Breach of Covenant of Good Faith in California

Every contract and agreement in California contains an implied promise of good faith and fair dealing. This means that each party shouldn’t do anything to unfairly interfere with the right of any other party for receiving benefits of the contract. Though, the implied promise of fair dealing and good faith can’t create obligations that are inconsistent with the terms of the contract.

Elements the Plaintiff Must Prove for Breach of Covenant of Good Faith in California

According to CACI 325, in a breach of covenant of good faith and fair dealing action, a plaintiff must be able to prove all of the following elements:

  • Plaintiff and defendant entered into a contract;
  • Plaintiff did all or substantially all of the significant things that the contract required him to do or that he was excused from having to do those things;
  • All conditions required for the defendant’s performance had occurred or were excused;
  • Defendant unfairly interfered with the plaintiff’s right to receive the benefits of the contract; and
  • Plaintiff was harmed by the defendant’s conduct

What Is Insurance Bad Faith?

California law defines certain types of conduct and acts which can qualify as insurance bad faith. They include the following:

  • Unreasonable denying the policy benefits
  • Intentionally misrepresenting policy provisions or facts to the claimants
  • Failing to act or respond promptly with respect to the claim
  • Failing to provide adequate and prompt justification for the denial of the claim
  • Failing to approve or deny the claim within a reasonable time period
  • Failing to make a good faith effort to honestly settle claims between parties
  • Misleading a plaintiff as to the legal deadline for initiating a lawsuit and filing a claim
  • Advising a plaintiff not to hire a lawyer

Insurance Contract Provisions

In California most insurance contracts contain the following provisions:

  • The insurer is required to pay claims when the policyholder experiences a potentially covered risk
  • The insurer must investigate a claim for determining the liability for caused injury,
  • The insurer must use good faith attempts to settle claims
  • The insurer must provide the policyholder with a legal defense against third-party claims

Duty to Defend in Insurance Contracts

In California, insurers are required to indemnify and defend the policyholders in case a risk is even possibly covered, thus even if the reason for the accident is unknown, the insurer is obliged to treat it as a covered risk. On the other hand, the policyholder must act in good faith and comply with the notice requirements.

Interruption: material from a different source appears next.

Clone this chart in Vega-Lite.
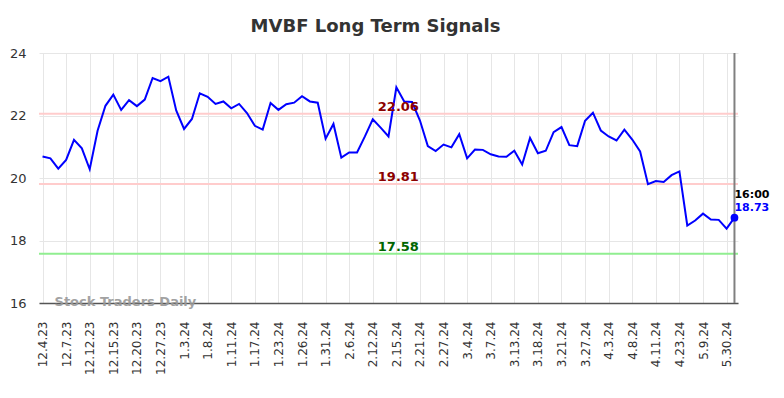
{
  "$schema": "https://vega.github.io/schema/vega-lite/v6.json",
  "width": 699,
  "height": 250,
  "autosize": {"type": "none"},
  "padding": {"left": 39, "top": 53, "right": 46, "bottom": 95},
  "background": "white",
  "title": {
    "text": "MVBF Long Term Signals",
    "font": "DejaVu Sans",
    "fontSize": 18,
    "fontWeight": "bold",
    "color": "#333333",
    "anchor": "middle",
    "dx": -13,
    "offset": 11
  },
  "config": {
    "view": {"stroke": null},
    "font": "DejaVu Sans",
    "axis": {"labelFont": "DejaVu Sans"}
  },
  "data": {
    "values": [
      {"date": "12.4.23", "value": 20.69}, {"date": "12.5.23", "value": 20.63}, {"date": "12.6.23", "value": 20.30},
      {"date": "12.7.23", "value": 20.58}, {"date": "12.8.23", "value": 21.22}, {"date": "12.11.23", "value": 20.95},
      {"date": "12.12.23", "value": 20.28}, {"date": "12.13.23", "value": 21.51}, {"date": "12.14.23", "value": 22.31},
      {"date": "12.15.23", "value": 22.67}, {"date": "12.18.23", "value": 22.18}, {"date": "12.19.23", "value": 22.49},
      {"date": "12.20.23", "value": 22.30}, {"date": "12.21.23", "value": 22.51}, {"date": "12.22.23", "value": 23.20},
      {"date": "12.27.23", "value": 23.10}, {"date": "12.28.23", "value": 23.24}, {"date": "12.29.23", "value": 22.16},
      {"date": "1.3.24", "value": 21.57}, {"date": "1.4.24", "value": 21.89}, {"date": "1.5.24", "value": 22.71},
      {"date": "1.8.24", "value": 22.60}, {"date": "1.9.24", "value": 22.37}, {"date": "1.10.24", "value": 22.45},
      {"date": "1.11.24", "value": 22.23}, {"date": "1.12.24", "value": 22.37}, {"date": "1.16.24", "value": 22.08},
      {"date": "1.17.24", "value": 21.67}, {"date": "1.18.24", "value": 21.55}, {"date": "1.22.24", "value": 22.40},
      {"date": "1.23.24", "value": 22.18}, {"date": "1.24.24", "value": 22.36}, {"date": "1.25.24", "value": 22.41},
      {"date": "1.26.24", "value": 22.62}, {"date": "1.29.24", "value": 22.45}, {"date": "1.30.24", "value": 22.41},
      {"date": "1.31.24", "value": 21.26}, {"date": "2.1.24", "value": 21.73}, {"date": "2.5.24", "value": 20.65},
      {"date": "2.6.24", "value": 20.82}, {"date": "2.8.24", "value": 20.82}, {"date": "2.9.24", "value": 21.33},
      {"date": "2.12.24", "value": 21.88}, {"date": "2.13.24", "value": 21.61}, {"date": "2.14.24", "value": 21.33},
      {"date": "2.15.24", "value": 22.90}, {"date": "2.16.24", "value": 22.45}, {"date": "2.20.24", "value": 22.43},
      {"date": "2.21.24", "value": 21.84}, {"date": "2.22.24", "value": 21.02}, {"date": "2.26.24", "value": 20.86},
      {"date": "2.27.24", "value": 21.07}, {"date": "2.28.24", "value": 20.98}, {"date": "3.1.24", "value": 21.40},
      {"date": "3.4.24", "value": 20.63}, {"date": "3.5.24", "value": 20.91}, {"date": "3.6.24", "value": 20.90},
      {"date": "3.7.24", "value": 20.76}, {"date": "3.8.24", "value": 20.69}, {"date": "3.12.24", "value": 20.68},
      {"date": "3.13.24", "value": 20.87}, {"date": "3.14.24", "value": 20.43}, {"date": "3.15.24", "value": 21.28},
      {"date": "3.18.24", "value": 20.79}, {"date": "3.19.24", "value": 20.87}, {"date": "3.20.24", "value": 21.47},
      {"date": "3.21.24", "value": 21.63}, {"date": "3.22.24", "value": 21.05}, {"date": "3.26.24", "value": 21.02},
      {"date": "3.27.24", "value": 21.83}, {"date": "3.28.24", "value": 22.09}, {"date": "4.2.24", "value": 21.52},
      {"date": "4.3.24", "value": 21.33}, {"date": "4.4.24", "value": 21.20}, {"date": "4.5.24", "value": 21.55},
      {"date": "4.8.24", "value": 21.23}, {"date": "4.9.24", "value": 20.85}, {"date": "4.10.24", "value": 19.80},
      {"date": "4.11.24", "value": 19.90}, {"date": "4.15.24", "value": 19.87}, {"date": "4.19.24", "value": 20.09},
      {"date": "4.23.24", "value": 20.21}, {"date": "4.29.24", "value": 18.48}, {"date": "5.3.24", "value": 18.64},
      {"date": "5.9.24", "value": 18.86}, {"date": "5.15.24", "value": 18.67}, {"date": "5.22.24", "value": 18.66},
      {"date": "5.30.24", "value": 18.38}, {"date": "5.31.24", "value": 18.73}
    ]
  },
  "encoding": {
    "x": {
      "field": "date",
      "type": "ordinal",
      "sort": null,
      "scale": {"type": "point", "padding": 0.45},
      "axis": {
        "title": null,
        "values": ["12.4.23", "12.7.23", "12.12.23", "12.15.23", "12.20.23", "12.27.23", "1.3.24", "1.8.24", "1.11.24", "1.17.24", "1.23.24", "1.26.24", "1.31.24", "2.6.24", "2.12.24", "2.15.24", "2.21.24", "2.27.24", "3.4.24", "3.7.24", "3.13.24", "3.18.24", "3.21.24", "3.27.24", "4.3.24", "4.8.24", "4.11.24", "4.23.24", "5.9.24", "5.30.24"],
        "labelAngle": -90,
        "labelFontSize": 12,
        "labelColor": "#333333",
        "labelPadding": 18,
        "ticks": false,
        "grid": true,
        "gridColor": "#e6e6e6",
        "gridWidth": 1,
        "domain": true,
        "domainColor": "#555555",
        "domainWidth": 1.5
      }
    }
  },
  "layer": [
    {
      "data": {"values": [
        {"level": 22.06, "label": "22.06", "kind": "upper"},
        {"level": 19.81, "label": "19.81", "kind": "middle"},
        {"level": 17.58, "label": "17.58", "kind": "lower"}
      ]},
      "mark": {"type": "rule", "strokeWidth": 2},
      "encoding": {
        "x": null,
        "y": {
          "field": "level",
          "type": "quantitative",
          "scale": {"domain": [16, 24], "nice": false, "zero": false},
          "axis": {
            "title": null,
            "values": [16, 18, 20, 22, 24],
            "labelFontSize": 13,
            "labelColor": "#333333",
            "labelPadding": 13,
            "ticks": false,
            "domain": false,
            "grid": true,
            "gridColor": "#e6e6e6",
            "gridWidth": 1
          }
        },
        "color": {
          "field": "kind",
          "type": "nominal",
          "scale": {"domain": ["upper", "middle", "lower"], "range": ["#ffcccc", "#ffcccc", "#90ee90"]},
          "legend": null
        }
      }
    },
    {
      "mark": {"type": "line", "color": "#0000ff", "strokeWidth": 2},
      "encoding": {
        "y": {"field": "value", "type": "quantitative"}
      }
    },
    {
      "transform": [{"filter": "datum.date === '5.31.24'"}],
      "mark": {"type": "rule", "color": "#808080", "strokeWidth": 2},
      "encoding": {}
    },
    {
      "transform": [{"filter": "datum.date === '5.31.24'"}],
      "mark": {"type": "point", "filled": true, "color": "#0000ff", "size": 60, "opacity": 1},
      "encoding": {
        "y": {"field": "value", "type": "quantitative"}
      }
    },
    {
      "transform": [{"filter": "datum.date === '5.31.24'"}],
      "mark": {"type": "text", "text": "16:00", "align": "left", "baseline": "alphabetic", "dy": -20, "fontSize": 11, "fontWeight": "bold", "color": "#000000"},
      "encoding": {
        "y": {"field": "value", "type": "quantitative"}
      }
    },
    {
      "transform": [{"filter": "datum.date === '5.31.24'"}],
      "mark": {"type": "text", "align": "left", "baseline": "alphabetic", "dy": -7, "fontSize": 11, "fontWeight": "bold", "color": "#0000ff"},
      "encoding": {
        "y": {"field": "value", "type": "quantitative"},
        "text": {"field": "value", "type": "quantitative", "format": ".2f"}
      }
    },
    {
      "data": {"values": [
        {"level": 22.06, "label": "22.06", "kind": "upper"},
        {"level": 19.81, "label": "19.81", "kind": "middle"},
        {"level": 17.58, "label": "17.58", "kind": "lower"}
      ]},
      "mark": {"type": "text", "align": "center", "baseline": "alphabetic", "dy": -3, "dx": 2, "fontSize": 13, "fontWeight": "bold"},
      "encoding": {
        "x": {"datum": "2.15.24"},
        "y": {"field": "level", "type": "quantitative"},
        "text": {"field": "label"},
        "color": {
          "field": "kind",
          "type": "nominal",
          "scale": {"domain": ["upper", "middle", "lower"], "range": ["#8b0000", "#8b0000", "#006400"]},
          "legend": null
        }
      }
    },
    {
      "data": {"values": [{"label": "Stock Traders Daily"}]},
      "mark": {"type": "text", "align": "left", "baseline": "middle", "dx": 12, "dy": -1, "fontSize": 13, "fontWeight": "bold", "color": "#999999", "opacity": 0.9},
      "encoding": {
        "x": {"datum": "12.4.23"},
        "y": {"datum": 16},
        "text": {"field": "label"}
      }
    }
  ],
  "resolve": {"scale": {"color": "independent"}}
}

Remedies for Insurance Bad Faith

There are a number of potential damages the plaintiff can recover if the insurer has committed bad faith.

  • Plaintiff can recover damages for breach of contract, specifically, the benefits due under the policy plus interest.
  • Plaintiff may be able to recover bad faith damages, including consequential economic losses, attorneys’ fees, and emotional distress and.
  • According to California Civil Code Section 3294(a) punitive damages can only be awarded in case clear and convincing evidence shows the insurance company engaged in oppression, fraud, or malice.